=== DATA BLOCK ===
---+---
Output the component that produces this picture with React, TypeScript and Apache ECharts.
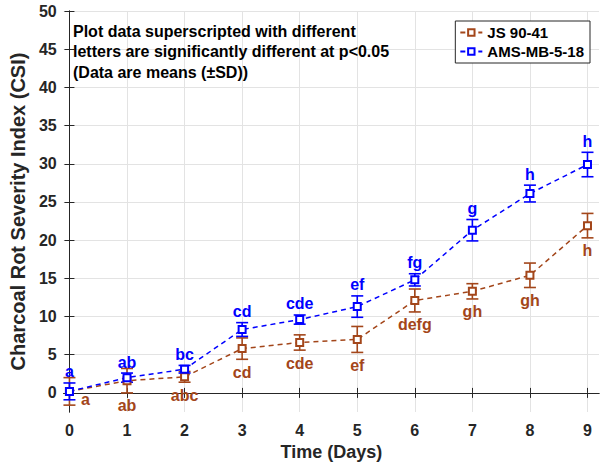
import React, { useEffect, useRef } from 'react';
import * as echarts from 'echarts';

const days = [0, 1, 2, 3, 4, 5, 6, 7, 8, 9];
const yTicks = [0, 5, 10, 15, 20, 25, 30, 35, 40, 45, 50];
const jsName = 'JS 90-41';
const amsName = 'AMS-MB-5-18';
const jsMean = [0.2, 1.6, 2.1, 5.8, 6.6, 7.0, 12.1, 13.3, 15.4, 21.9];
const jsSD = [1.8, 1.6, 0.7, 1.4, 1.0, 1.7, 1.5, 1.0, 1.6, 1.6];
const jsLetters = ['a', 'ab', 'abc', 'cd', 'cde', 'ef', 'defg', 'gh', 'gh', 'h'];
const amsMean = [0.2, 2.0, 3.1, 8.3, 9.6, 11.3, 14.8, 21.3, 26.1, 29.9];
const amsSD = [1.1, 0.6, 0.5, 0.9, 0.6, 1.4, 0.8, 1.4, 1.1, 1.6];
const amsLetters = ['a', 'ab', 'bc', 'cd', 'cde', 'ef', 'fg', 'g', 'h', 'h'];
const note = [
  'Plot data superscripted with different',
  'letters are significantly different at p<0.05',
  '(Data are means (\u00b1SD))',
];

const FONT = 'Liberation Sans, Arial, Helvetica, sans-serif';
const BROWN = '#a3461a';
const BLUE = '#0000ff';
const AXIS = '#262626';
const GRID = '#e3e3e3';

function errSeries(name: string, mean: number[], sd: number[], letters: string[], color: string, above: boolean) {
  return {
    type: 'custom',
    name,
    xAxisIndex: 0,
    yAxisIndex: 0,
    clip: false,
    data: days.map((d, i) => [d, mean[i], sd[i], i]),
    encode: { x: 0, y: 1 },
    renderItem: (params: any, api: any) => {
      const x = api.value(0);
      const m = api.value(1);
      const s = api.value(2);
      const i = api.value(3);
      const top = api.coord([x, m + s]);
      const bot = api.coord([x, m - s]);
      const mid = api.coord([x, m]);
      const cap = 6;
      const ls = { stroke: color, lineWidth: 1.6 };
      let tx = top[0];
      let ty = above ? top[1] - 11 : bot[1] + 13;
      if (!above && i === 0) {
        tx = mid[0] + 16;
        ty = mid[1] + 8;
      }
      return {
        type: 'group',
        children: [
          { type: 'line', shape: { x1: top[0], y1: top[1], x2: bot[0], y2: bot[1] }, style: ls },
          { type: 'line', shape: { x1: top[0] - cap, y1: top[1], x2: top[0] + cap, y2: top[1] }, style: ls },
          { type: 'line', shape: { x1: bot[0] - cap, y1: bot[1], x2: bot[0] + cap, y2: bot[1] }, style: ls },
          {
            type: 'text',
            x: tx,
            y: ty,
            style: {
              text: letters[i],
              fill: color,
              font: `bold 16px ${FONT}`,
              align: 'center',
              verticalAlign: 'middle',
            },
          },
        ],
      };
    },
    z: 2,
  };
}

function lineSeries(name: string, mean: number[], color: string) {
  return {
    type: 'line',
    name,
    data: days.map((d, i) => [d, mean[i]]),
    symbol: 'emptyRect',
    symbolSize: 7,
    showAllSymbol: true,
    itemStyle: { color, borderWidth: 1.3 },
    lineStyle: { color, width: 1.5, type: [5, 4] },
    z: 3,
  };
}

export default function App() {
  const ref = useRef<HTMLDivElement>(null);
  useEffect(() => {
    if (!ref.current) return;
    const chart = echarts.init(ref.current, undefined, { renderer: 'svg' });
    const tickLabel = { color: AXIS, fontSize: 16, fontWeight: 'bold', fontFamily: FONT };
    chart.setOption({
      animation: false,
      backgroundColor: '#fff',
      grid: { left: 60, right: 5, top: 11, bottom: 54, containLabel: false },
      legend: {
        data: [jsName, amsName],
        orient: 'vertical',
        right: 14,
        top: 21,
        backgroundColor: '#fff',
        borderColor: AXIS,
        borderWidth: 1,
        borderRadius: 0,
        padding: [4, 6, 4, 4],
        itemGap: 4,
        itemWidth: 22,
        itemHeight: 8,
        textStyle: { fontSize: 15, fontWeight: 'bold', color: '#000', fontFamily: FONT },
      },
      graphic: [
        {
          type: 'text',
          left: 73,
          top: 21,
          style: { text: note.join('\n'), font: `bold 16px ${FONT}`, lineHeight: 20.5, fill: '#000' },
          z: 10,
        },
      ],
      xAxis: [
        {
          type: 'value',
          min: -0.1,
          max: 9.2,
          position: 'bottom',
          axisLine: { lineStyle: { color: AXIS, width: 1 } },
          axisTick: { inside: true, length: 5, customValues: days, lineStyle: { color: AXIS } },
          axisLabel: { ...tickLabel, customValues: days, margin: 10 },
          splitLine: { show: true, lineStyle: { color: GRID, width: 1 } },
          name: 'Time (Days)',
          nameLocation: 'middle',
          nameGap: 31,
          nameTextStyle: { fontSize: 18, fontWeight: 'bold', color: AXIS, fontFamily: FONT },
        },
        {
          type: 'value',
          min: -0.1,
          max: 9.2,
          position: 'top',
          axisLine: { show: true, lineStyle: { color: AXIS, width: 1 } },
          axisTick: { show: true, inside: true, length: 5, customValues: days, lineStyle: { color: AXIS } },
          axisLabel: { show: false },
          splitLine: { show: false },
        },
      ],
      yAxis: [
        {
          type: 'value',
          min: -2.5,
          max: 50,
          position: 'left',
          axisLine: { show: true, lineStyle: { color: AXIS, width: 1 } },
          axisTick: { show: true, inside: true, length: 5, customValues: yTicks, lineStyle: { color: AXIS } },
          axisLabel: { ...tickLabel, customValues: yTicks, margin: 7 },
          splitLine: { show: true, lineStyle: { color: GRID, width: 1 } },
          name: 'Charcoal Rot Severity Index (CSI)',
          nameLocation: 'middle',
          nameGap: 25,
          nameTextStyle: { fontSize: 20, fontWeight: 'bold', color: AXIS, fontFamily: FONT },
        },
        {
          type: 'value',
          min: -2.5,
          max: 50,
          position: 'right',
          axisLine: { show: true, lineStyle: { color: AXIS, width: 1 } },
          axisTick: { show: true, inside: true, length: 5, customValues: yTicks, lineStyle: { color: AXIS } },
          axisLabel: { show: false },
          splitLine: { show: false },
        },
      ],
      series: [
        errSeries('jsErr', jsMean, jsSD, jsLetters, BROWN, false),
        lineSeries(jsName, jsMean, BROWN),
        errSeries('amsErr', amsMean, amsSD, amsLetters, BLUE, true),
        lineSeries(amsName, amsMean, BLUE),
      ],
    });
    return () => chart.dispose();
  }, []);
  return <div ref={ref} style={{ width: 604, height: 466, position: 'absolute', left: 0, top: 0 }} />;
}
---+---
=== REQUIRED TASK ===
The listing above must be printed again exactly, minus its pictures.

=== REPLY TO THE EXERCISE ===
Output the component that produces this picture with React, TypeScript and Apache ECharts.
import React, { useEffect, useRef } from 'react';
import * as echarts from 'echarts';

const days = [0, 1, 2, 3, 4, 5, 6, 7, 8, 9];
const yTicks = [0, 5, 10, 15, 20, 25, 30, 35, 40, 45, 50];
const jsName = 'JS 90-41';
const amsName = 'AMS-MB-5-18';
const jsMean = [0.2, 1.6, 2.1, 5.8, 6.6, 7.0, 12.1, 13.3, 15.4, 21.9];
const jsSD = [1.8, 1.6, 0.7, 1.4, 1.0, 1.7, 1.5, 1.0, 1.6, 1.6];
const jsLetters = ['a', 'ab', 'abc', 'cd', 'cde', 'ef', 'defg', 'gh', 'gh', 'h'];
const amsMean = [0.2, 2.0, 3.1, 8.3, 9.6, 11.3, 14.8, 21.3, 26.1, 29.9];
const amsSD = [1.1, 0.6, 0.5, 0.9, 0.6, 1.4, 0.8, 1.4, 1.1, 1.6];
const amsLetters = ['a', 'ab', 'bc', 'cd', 'cde', 'ef', 'fg', 'g', 'h', 'h'];
const note = [
  'Plot data superscripted with different',
  'letters are significantly different at p<0.05',
  '(Data are means (\u00b1SD))',
];

const FONT = 'Liberation Sans, Arial, Helvetica, sans-serif';
const BROWN = '#a3461a';
const BLUE = '#0000ff';
const AXIS = '#262626';
const GRID = '#e3e3e3';

function errSeries(name: string, mean: number[], sd: number[], letters: string[], color: string, above: boolean) {
  return {
    type: 'custom',
    name,
    xAxisIndex: 0,
    yAxisIndex: 0,
    clip: false,
    data: days.map((d, i) => [d, mean[i], sd[i], i]),
    encode: { x: 0, y: 1 },
    renderItem: (params: any, api: any) => {
      const x = api.value(0);
      const m = api.value(1);
      const s = api.value(2);
      const i = api.value(3);
      const top = api.coord([x, m + s]);
      const bot = api.coord([x, m - s]);
      const mid = api.coord([x, m]);
      const cap = 6;
      const ls = { stroke: color, lineWidth: 1.6 };
      let tx = top[0];
      let ty = above ? top[1] - 11 : bot[1] + 13;
      if (!above && i === 0) {
        tx = mid[0] + 16;
        ty = mid[1] + 8;
      }
      return {
        type: 'group',
        children: [
          { type: 'line', shape: { x1: top[0], y1: top[1], x2: bot[0], y2: bot[1] }, style: ls },
          { type: 'line', shape: { x1: top[0] - cap, y1: top[1], x2: top[0] + cap, y2: top[1] }, style: ls },
          { type: 'line', shape: { x1: bot[0] - cap, y1: bot[1], x2: bot[0] + cap, y2: bot[1] }, style: ls },
          {
            type: 'text',
            x: tx,
            y: ty,
            style: {
              text: letters[i],
              fill: color,
              font: `bold 16px ${FONT}`,
              align: 'center',
              verticalAlign: 'middle',
            },
          },
        ],
      };
    },
    z: 2,
  };
}

function lineSeries(name: string, mean: number[], color: string) {
  return {
    type: 'line',
    name,
    data: days.map((d, i) => [d, mean[i]]),
    symbol: 'emptyRect',
    symbolSize: 7,
    showAllSymbol: true,
    itemStyle: { color, borderWidth: 1.3 },
    lineStyle: { color, width: 1.5, type: [5, 4] },
    z: 3,
  };
}

export default function App() {
  const ref = useRef<HTMLDivElement>(null);
  useEffect(() => {
    if (!ref.current) return;
    const chart = echarts.init(ref.current, undefined, { renderer: 'svg' });
    const tickLabel = { color: AXIS, fontSize: 16, fontWeight: 'bold', fontFamily: FONT };
    chart.setOption({
      animation: false,
      backgroundColor: '#fff',
      grid: { left: 60, right: 5, top: 11, bottom: 54, containLabel: false },
      legend: {
        data: [jsName, amsName],
        orient: 'vertical',
        right: 14,
        top: 21,
        backgroundColor: '#fff',
        borderColor: AXIS,
        borderWidth: 1,
        borderRadius: 0,
        padding: [4, 6, 4, 4],
        itemGap: 4,
        itemWidth: 22,
        itemHeight: 8,
        textStyle: { fontSize: 15, fontWeight: 'bold', color: '#000', fontFamily: FONT },
      },
      graphic: [
        {
          type: 'text',
          left: 73,
          top: 21,
          style: { text: note.join('\n'), font: `bold 16px ${FONT}`, lineHeight: 20.5, fill: '#000' },
          z: 10,
        },
      ],
      xAxis: [
        {
          type: 'value',
          min: -0.1,
          max: 9.2,
          position: 'bottom',
          axisLine: { lineStyle: { color: AXIS, width: 1 } },
          axisTick: { inside: true, length: 5, customValues: days, lineStyle: { color: AXIS } },
          axisLabel: { ...tickLabel, customValues: days, margin: 10 },
          splitLine: { show: true, lineStyle: { color: GRID, width: 1 } },
          name: 'Time (Days)',
          nameLocation: 'middle',
          nameGap: 31,
          nameTextStyle: { fontSize: 18, fontWeight: 'bold', color: AXIS, fontFamily: FONT },
        },
        {
          type: 'value',
          min: -0.1,
          max: 9.2,
          position: 'top',
          axisLine: { show: true, lineStyle: { color: AXIS, width: 1 } },
          axisTick: { show: true, inside: true, length: 5, customValues: days, lineStyle: { color: AXIS } },
          axisLabel: { show: false },
          splitLine: { show: false },
        },
      ],
      yAxis: [
        {
          type: 'value',
          min: -2.5,
          max: 50,
          position: 'left',
          axisLine: { show: true, lineStyle: { color: AXIS, width: 1 } },
          axisTick: { show: true, inside: true, length: 5, customValues: yTicks, lineStyle: { color: AXIS } },
          axisLabel: { ...tickLabel, customValues: yTicks, margin: 7 },
          splitLine: { show: true, lineStyle: { color: GRID, width: 1 } },
          name: 'Charcoal Rot Severity Index (CSI)',
          nameLocation: 'middle',
          nameGap: 25,
          nameTextStyle: { fontSize: 20, fontWeight: 'bold', color: AXIS, fontFamily: FONT },
        },
        {
          type: 'value',
          min: -2.5,
          max: 50,
          position: 'right',
          axisLine: { show: true, lineStyle: { color: AXIS, width: 1 } },
          axisTick: { show: true, inside: true, length: 5, customValues: yTicks, lineStyle: { color: AXIS } },
          axisLabel: { show: false },
          splitLine: { show: false },
        },
      ],
      series: [
        errSeries('jsErr', jsMean, jsSD, jsLetters, BROWN, false),
        lineSeries(jsName, jsMean, BROWN),
        errSeries('amsErr', amsMean, amsSD, amsLetters, BLUE, true),
        lineSeries(amsName, amsMean, BLUE),
      ],
    });
    return () => chart.dispose();
  }, []);
  return <div ref={ref} style={{ width: 604, height: 466, position: 'absolute', left: 0, top: 0 }} />;
}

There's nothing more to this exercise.